Gather up all lines that carry the word "this".

Stored data »
[BEGIN]

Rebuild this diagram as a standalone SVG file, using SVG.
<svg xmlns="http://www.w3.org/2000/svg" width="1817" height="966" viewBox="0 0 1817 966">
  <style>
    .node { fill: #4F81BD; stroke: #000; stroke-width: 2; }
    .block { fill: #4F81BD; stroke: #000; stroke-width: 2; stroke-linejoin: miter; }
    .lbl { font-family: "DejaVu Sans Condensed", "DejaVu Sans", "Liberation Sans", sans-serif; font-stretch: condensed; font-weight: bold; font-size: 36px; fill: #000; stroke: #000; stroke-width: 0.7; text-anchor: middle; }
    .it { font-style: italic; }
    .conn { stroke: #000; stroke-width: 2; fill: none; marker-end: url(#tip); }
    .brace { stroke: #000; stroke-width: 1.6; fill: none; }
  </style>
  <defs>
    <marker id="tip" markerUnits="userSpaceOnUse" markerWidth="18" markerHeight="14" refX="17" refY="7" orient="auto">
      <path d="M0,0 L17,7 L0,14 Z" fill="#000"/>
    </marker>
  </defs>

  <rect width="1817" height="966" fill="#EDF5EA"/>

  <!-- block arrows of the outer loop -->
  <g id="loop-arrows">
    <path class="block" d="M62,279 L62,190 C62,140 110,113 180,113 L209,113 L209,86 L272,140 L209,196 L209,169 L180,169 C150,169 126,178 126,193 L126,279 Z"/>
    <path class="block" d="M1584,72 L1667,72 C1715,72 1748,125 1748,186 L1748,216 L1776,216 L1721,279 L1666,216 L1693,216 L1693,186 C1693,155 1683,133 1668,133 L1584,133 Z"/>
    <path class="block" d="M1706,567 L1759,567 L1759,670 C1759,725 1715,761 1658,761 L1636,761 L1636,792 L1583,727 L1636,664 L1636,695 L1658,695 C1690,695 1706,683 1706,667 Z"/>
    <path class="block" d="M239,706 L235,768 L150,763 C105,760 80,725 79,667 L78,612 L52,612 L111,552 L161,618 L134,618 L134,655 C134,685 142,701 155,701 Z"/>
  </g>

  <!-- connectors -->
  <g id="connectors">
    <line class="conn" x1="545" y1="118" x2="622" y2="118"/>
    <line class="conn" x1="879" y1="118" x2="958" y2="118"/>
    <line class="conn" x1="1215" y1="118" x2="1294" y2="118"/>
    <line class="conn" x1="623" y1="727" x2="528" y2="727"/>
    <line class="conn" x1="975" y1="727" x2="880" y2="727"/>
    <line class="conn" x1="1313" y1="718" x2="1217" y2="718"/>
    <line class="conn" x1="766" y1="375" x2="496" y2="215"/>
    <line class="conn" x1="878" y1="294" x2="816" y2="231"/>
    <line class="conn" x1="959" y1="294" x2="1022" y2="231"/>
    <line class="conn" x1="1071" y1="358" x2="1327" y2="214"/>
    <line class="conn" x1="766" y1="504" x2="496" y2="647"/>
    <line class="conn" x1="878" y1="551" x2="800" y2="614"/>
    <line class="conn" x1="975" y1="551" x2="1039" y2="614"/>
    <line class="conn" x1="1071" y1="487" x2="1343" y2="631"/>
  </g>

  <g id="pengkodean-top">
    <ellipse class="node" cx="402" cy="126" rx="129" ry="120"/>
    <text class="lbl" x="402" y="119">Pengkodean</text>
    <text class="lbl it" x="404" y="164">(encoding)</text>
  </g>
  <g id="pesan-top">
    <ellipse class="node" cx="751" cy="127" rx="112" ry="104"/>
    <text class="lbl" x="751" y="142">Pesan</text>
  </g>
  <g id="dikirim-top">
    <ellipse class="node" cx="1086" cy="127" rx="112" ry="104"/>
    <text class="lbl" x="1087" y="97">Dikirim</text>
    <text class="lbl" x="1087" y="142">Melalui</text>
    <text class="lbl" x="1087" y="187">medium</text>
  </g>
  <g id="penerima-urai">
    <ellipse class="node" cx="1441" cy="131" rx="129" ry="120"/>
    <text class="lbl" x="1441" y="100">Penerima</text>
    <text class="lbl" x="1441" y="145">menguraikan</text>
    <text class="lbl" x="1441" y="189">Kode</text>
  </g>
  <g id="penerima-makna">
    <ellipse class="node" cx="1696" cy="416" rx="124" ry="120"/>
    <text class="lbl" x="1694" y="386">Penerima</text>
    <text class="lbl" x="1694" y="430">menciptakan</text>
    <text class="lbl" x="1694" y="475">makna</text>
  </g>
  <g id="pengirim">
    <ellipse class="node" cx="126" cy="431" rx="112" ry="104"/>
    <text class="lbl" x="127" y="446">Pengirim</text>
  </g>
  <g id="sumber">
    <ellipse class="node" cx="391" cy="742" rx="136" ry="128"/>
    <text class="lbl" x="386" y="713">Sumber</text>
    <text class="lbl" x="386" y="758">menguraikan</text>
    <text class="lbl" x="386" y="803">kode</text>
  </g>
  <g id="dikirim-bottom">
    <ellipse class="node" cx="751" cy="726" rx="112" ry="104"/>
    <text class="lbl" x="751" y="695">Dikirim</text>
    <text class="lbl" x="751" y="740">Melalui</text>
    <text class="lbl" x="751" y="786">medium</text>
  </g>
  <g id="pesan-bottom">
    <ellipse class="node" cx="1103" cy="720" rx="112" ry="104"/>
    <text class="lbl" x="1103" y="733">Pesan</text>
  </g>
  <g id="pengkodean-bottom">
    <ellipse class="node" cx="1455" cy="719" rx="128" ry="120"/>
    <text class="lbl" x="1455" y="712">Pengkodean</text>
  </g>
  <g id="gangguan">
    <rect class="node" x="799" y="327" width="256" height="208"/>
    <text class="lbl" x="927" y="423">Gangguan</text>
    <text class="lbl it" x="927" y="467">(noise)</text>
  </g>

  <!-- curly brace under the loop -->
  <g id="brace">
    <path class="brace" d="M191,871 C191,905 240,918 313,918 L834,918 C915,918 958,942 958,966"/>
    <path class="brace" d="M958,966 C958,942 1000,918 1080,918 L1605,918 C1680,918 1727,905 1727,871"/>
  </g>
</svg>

[END]
[BEGIN]

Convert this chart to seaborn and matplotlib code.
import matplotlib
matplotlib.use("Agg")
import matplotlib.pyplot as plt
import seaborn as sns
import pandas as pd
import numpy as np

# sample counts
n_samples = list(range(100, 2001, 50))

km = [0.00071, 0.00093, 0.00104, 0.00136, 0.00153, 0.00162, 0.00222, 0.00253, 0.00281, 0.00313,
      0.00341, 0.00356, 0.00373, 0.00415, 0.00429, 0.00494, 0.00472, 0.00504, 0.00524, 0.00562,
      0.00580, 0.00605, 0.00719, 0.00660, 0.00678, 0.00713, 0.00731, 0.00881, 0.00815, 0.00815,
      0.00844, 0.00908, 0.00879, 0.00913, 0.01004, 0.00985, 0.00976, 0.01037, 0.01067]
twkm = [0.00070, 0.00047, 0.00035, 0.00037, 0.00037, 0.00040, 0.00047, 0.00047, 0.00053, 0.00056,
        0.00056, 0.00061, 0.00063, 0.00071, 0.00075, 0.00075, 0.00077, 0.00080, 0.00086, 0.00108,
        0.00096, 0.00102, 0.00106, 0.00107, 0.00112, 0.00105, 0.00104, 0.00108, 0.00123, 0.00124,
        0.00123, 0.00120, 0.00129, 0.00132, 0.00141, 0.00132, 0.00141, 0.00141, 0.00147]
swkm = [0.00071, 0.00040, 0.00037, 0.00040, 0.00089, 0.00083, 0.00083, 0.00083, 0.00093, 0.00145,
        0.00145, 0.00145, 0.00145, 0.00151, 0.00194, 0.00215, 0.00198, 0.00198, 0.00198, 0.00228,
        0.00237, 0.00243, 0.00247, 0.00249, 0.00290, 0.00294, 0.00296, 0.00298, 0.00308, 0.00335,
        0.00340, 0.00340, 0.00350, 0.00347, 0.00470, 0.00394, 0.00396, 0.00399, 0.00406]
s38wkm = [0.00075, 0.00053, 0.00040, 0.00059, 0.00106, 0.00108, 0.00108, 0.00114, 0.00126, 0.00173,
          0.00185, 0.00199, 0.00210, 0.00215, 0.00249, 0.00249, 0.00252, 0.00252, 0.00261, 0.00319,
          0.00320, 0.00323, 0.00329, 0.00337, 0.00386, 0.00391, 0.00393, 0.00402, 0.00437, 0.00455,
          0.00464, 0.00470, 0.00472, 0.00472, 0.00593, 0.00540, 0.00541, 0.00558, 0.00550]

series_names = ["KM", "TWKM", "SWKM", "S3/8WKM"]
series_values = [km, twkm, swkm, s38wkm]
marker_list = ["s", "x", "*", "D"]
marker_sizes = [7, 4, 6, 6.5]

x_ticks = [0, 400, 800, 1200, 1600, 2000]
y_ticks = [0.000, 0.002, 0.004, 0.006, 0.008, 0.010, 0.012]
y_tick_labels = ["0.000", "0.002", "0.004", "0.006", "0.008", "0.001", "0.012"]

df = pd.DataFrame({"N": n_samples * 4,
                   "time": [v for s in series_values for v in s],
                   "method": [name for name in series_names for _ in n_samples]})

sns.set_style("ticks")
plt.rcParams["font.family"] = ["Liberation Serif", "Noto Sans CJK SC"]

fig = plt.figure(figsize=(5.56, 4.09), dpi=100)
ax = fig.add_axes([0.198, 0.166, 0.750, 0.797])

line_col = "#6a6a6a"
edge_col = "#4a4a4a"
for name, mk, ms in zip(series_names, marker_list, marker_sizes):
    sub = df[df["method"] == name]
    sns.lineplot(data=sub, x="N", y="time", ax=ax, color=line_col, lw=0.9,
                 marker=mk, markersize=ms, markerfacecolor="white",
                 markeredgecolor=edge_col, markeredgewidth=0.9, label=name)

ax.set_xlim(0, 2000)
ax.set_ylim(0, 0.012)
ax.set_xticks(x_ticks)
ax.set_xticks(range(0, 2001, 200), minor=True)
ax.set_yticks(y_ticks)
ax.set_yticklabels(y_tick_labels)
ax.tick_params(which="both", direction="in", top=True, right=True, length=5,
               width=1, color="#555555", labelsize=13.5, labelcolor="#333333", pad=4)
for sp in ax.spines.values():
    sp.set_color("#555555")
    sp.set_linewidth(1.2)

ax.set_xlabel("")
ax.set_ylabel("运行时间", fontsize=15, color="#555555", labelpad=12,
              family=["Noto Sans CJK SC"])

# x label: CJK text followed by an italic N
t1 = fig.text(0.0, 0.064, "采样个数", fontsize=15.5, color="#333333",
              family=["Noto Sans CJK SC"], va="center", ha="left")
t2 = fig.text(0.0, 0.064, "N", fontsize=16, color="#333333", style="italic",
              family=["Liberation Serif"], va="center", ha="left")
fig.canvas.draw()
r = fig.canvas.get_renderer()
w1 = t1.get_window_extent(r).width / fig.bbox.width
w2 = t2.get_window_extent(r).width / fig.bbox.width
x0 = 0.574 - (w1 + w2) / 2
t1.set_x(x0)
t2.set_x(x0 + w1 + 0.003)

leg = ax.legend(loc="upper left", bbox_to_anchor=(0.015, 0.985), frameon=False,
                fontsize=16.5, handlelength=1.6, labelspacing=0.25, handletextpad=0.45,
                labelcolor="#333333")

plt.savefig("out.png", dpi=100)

[END]
[BEGIN]

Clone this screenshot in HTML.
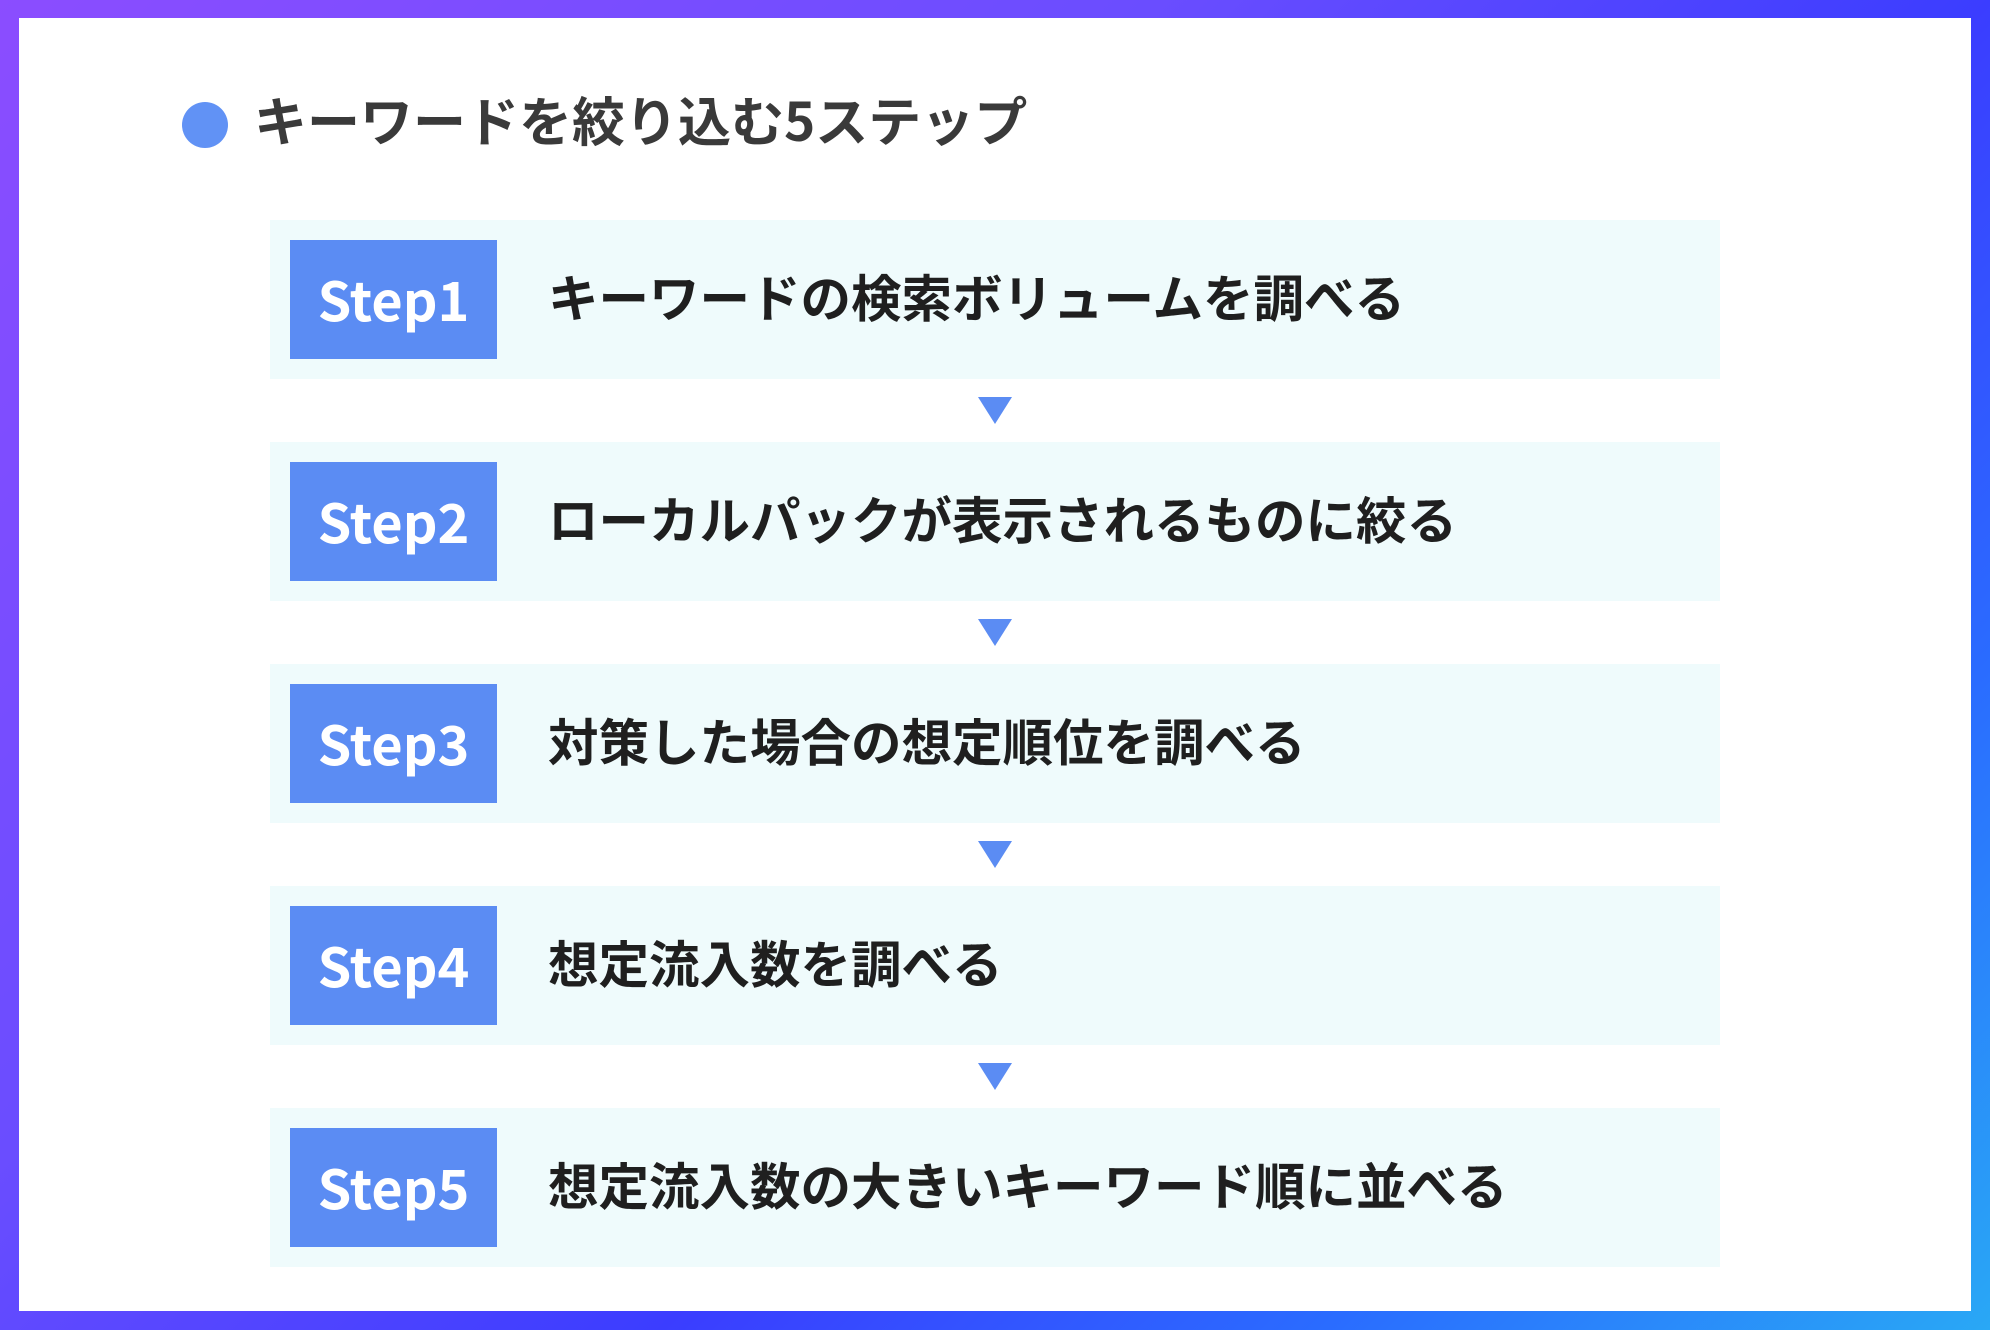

[END]

Completed task »
Rebuild this diagram as a standalone SVG file, using SVG.
Convert this chart to seaborn and matplotlib code.
Clone this screenshot in HTML.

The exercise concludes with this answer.